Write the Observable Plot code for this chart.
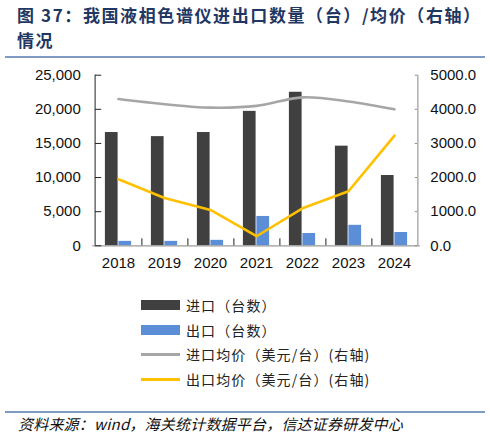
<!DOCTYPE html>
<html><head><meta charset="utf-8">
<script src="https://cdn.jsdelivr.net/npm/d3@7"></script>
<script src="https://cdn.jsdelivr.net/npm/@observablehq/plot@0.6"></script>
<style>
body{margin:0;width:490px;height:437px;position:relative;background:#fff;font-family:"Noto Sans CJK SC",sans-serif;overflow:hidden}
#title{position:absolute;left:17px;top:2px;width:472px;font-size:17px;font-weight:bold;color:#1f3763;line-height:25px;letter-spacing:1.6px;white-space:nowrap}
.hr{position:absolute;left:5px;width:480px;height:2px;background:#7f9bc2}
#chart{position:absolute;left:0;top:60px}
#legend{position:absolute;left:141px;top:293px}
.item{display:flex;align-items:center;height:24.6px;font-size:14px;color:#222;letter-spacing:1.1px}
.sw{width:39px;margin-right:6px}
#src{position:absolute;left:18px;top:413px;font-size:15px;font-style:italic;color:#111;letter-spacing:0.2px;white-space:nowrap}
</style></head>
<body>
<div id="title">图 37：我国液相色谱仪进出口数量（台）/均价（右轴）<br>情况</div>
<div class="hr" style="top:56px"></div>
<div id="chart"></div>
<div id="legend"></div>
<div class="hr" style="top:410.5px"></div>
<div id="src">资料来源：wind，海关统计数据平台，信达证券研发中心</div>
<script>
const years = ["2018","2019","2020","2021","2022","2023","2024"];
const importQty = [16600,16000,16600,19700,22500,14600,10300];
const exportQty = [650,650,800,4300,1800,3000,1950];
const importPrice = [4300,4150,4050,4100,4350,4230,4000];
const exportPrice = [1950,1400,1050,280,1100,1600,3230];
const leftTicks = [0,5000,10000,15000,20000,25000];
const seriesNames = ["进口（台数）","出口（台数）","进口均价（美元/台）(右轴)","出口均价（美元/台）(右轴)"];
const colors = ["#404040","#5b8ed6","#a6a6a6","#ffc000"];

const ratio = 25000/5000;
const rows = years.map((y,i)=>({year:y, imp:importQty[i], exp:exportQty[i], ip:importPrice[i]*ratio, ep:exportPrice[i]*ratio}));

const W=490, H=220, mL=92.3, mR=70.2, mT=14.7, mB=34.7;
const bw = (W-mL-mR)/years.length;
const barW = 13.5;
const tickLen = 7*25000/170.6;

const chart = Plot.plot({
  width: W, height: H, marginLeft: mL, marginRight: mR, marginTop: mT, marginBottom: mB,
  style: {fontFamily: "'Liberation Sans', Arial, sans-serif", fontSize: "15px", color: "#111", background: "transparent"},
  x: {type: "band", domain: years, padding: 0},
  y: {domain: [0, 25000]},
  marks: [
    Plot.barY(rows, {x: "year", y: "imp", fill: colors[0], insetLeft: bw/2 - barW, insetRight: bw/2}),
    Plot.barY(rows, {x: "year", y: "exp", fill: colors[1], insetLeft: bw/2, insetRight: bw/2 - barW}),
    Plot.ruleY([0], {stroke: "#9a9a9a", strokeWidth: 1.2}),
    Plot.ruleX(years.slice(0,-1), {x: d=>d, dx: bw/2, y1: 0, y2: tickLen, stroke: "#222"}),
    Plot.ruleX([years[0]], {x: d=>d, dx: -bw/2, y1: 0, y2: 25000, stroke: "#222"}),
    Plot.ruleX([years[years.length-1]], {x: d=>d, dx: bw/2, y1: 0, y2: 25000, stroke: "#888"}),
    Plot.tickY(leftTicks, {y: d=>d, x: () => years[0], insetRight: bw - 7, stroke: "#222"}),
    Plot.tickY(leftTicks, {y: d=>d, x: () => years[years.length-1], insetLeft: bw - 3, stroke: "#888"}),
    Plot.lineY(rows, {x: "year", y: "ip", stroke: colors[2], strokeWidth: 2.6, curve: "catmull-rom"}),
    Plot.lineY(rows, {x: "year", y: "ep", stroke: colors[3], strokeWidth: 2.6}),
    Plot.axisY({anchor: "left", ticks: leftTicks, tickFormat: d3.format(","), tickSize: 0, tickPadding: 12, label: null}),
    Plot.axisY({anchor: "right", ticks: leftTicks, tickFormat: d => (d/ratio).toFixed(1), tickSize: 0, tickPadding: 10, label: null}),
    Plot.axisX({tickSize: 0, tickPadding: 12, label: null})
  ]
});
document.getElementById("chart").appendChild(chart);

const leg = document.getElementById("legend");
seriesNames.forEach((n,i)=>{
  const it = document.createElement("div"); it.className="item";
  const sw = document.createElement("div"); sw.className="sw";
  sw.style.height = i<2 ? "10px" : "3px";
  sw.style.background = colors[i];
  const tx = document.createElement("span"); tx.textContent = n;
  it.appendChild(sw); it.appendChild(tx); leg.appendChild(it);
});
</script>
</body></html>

## Goal of the exercise
Looking at the data above, show all lines where the word "chart" occurs.

## Reply
Write the Observable Plot code for this chart.
#chart{position:absolute;left:0;top:60px}
<div id="chart"></div>
const chart = Plot.plot({
document.getElementById("chart").appendChild(chart);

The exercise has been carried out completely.